Raw data:
>> Start
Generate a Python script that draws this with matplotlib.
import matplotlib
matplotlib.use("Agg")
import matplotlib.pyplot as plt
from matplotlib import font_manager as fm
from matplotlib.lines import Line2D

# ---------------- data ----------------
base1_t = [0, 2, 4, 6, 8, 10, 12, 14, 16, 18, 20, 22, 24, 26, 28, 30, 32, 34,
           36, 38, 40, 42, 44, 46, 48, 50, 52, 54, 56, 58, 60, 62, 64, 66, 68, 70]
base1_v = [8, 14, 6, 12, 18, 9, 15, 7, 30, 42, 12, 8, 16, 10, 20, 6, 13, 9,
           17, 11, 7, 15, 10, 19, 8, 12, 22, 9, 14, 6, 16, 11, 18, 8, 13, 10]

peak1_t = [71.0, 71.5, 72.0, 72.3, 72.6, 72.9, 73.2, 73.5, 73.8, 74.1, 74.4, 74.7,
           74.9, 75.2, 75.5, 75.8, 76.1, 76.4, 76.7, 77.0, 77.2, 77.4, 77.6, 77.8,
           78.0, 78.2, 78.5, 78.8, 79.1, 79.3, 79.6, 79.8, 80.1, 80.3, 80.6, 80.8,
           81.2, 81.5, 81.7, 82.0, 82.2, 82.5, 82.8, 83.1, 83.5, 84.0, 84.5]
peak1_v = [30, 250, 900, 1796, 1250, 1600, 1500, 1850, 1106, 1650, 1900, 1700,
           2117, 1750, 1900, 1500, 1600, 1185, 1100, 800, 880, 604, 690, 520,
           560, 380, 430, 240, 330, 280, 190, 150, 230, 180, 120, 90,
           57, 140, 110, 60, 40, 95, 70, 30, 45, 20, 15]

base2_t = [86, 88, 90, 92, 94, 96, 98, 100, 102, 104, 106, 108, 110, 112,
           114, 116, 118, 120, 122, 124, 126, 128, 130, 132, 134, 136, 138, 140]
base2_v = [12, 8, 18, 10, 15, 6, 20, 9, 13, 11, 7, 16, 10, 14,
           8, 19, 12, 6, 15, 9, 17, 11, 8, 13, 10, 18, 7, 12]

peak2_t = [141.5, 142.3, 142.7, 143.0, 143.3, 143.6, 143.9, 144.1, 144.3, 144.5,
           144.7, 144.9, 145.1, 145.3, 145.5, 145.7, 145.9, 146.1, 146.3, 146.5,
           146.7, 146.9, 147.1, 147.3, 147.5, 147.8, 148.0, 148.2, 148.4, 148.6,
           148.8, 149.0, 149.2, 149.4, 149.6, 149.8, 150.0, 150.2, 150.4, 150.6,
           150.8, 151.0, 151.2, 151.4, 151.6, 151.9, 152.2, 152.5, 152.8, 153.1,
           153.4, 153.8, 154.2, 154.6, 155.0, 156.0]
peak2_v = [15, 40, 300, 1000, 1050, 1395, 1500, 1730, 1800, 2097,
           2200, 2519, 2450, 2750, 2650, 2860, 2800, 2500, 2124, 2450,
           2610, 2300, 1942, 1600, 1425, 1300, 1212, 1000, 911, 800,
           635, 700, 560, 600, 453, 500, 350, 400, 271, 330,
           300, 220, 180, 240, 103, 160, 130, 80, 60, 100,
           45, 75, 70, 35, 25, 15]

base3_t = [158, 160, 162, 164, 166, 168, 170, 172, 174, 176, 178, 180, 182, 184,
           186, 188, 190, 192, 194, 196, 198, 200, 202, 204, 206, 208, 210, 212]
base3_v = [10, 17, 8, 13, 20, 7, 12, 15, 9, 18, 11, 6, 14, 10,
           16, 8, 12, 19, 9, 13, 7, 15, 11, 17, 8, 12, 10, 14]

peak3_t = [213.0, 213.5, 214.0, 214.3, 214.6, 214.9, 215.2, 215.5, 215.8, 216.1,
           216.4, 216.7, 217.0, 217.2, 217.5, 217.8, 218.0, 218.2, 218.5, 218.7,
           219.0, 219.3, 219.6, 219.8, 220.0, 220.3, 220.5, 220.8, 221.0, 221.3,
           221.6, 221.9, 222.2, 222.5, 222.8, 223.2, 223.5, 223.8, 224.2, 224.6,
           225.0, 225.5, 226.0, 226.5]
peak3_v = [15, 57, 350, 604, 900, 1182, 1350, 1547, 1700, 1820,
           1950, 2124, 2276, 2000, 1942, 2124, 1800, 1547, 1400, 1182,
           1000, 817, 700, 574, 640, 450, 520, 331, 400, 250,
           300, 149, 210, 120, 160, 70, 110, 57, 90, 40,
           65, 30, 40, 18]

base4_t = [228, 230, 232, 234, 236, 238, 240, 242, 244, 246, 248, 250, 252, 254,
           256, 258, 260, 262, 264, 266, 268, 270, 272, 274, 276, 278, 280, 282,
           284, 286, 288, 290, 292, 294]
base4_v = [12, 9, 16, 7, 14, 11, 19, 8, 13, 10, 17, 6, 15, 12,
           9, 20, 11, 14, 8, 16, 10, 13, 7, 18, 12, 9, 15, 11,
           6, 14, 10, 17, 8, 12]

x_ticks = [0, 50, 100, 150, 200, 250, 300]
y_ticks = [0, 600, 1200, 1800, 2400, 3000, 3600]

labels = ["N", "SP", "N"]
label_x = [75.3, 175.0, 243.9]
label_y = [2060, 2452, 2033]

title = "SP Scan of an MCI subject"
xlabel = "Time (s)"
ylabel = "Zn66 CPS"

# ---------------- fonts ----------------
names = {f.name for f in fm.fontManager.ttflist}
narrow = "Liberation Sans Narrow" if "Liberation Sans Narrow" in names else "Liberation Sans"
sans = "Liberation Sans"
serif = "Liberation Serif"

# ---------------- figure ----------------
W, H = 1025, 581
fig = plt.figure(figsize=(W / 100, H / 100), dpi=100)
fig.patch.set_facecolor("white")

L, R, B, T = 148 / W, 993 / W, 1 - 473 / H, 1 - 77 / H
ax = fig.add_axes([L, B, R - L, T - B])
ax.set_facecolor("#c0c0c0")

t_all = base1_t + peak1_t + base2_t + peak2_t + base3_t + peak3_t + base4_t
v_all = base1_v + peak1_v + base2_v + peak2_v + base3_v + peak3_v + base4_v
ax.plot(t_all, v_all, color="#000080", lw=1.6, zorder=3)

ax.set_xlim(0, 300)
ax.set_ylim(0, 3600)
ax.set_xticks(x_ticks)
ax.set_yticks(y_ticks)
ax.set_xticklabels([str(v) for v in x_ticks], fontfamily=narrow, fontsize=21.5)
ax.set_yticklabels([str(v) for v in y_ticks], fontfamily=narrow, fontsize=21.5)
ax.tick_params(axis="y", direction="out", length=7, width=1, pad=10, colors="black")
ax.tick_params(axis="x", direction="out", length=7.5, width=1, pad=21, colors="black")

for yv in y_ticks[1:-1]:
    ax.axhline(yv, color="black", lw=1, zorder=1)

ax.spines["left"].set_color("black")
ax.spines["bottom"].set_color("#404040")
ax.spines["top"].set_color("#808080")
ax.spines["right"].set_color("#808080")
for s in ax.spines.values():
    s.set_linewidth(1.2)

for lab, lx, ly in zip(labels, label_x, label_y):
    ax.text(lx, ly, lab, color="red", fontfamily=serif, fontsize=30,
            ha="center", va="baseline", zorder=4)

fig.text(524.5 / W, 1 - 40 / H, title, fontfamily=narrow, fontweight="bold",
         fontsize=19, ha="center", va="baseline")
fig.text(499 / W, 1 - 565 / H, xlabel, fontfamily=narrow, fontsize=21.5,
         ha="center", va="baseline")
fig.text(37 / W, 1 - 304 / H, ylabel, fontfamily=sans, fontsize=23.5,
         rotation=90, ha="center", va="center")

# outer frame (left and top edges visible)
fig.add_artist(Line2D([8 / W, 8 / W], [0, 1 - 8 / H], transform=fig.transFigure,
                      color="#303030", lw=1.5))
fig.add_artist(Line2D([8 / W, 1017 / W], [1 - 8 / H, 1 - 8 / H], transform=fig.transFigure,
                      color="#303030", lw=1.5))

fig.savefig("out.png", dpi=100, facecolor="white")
>> End
Do this:
Beginning at the first line above, repeat exactly until the line containing "from matplotlib.lines import Line2D", which is included.

The result:
Generate a Python script that draws this with matplotlib.
import matplotlib
matplotlib.use("Agg")
import matplotlib.pyplot as plt
from matplotlib import font_manager as fm
from matplotlib.lines import Line2D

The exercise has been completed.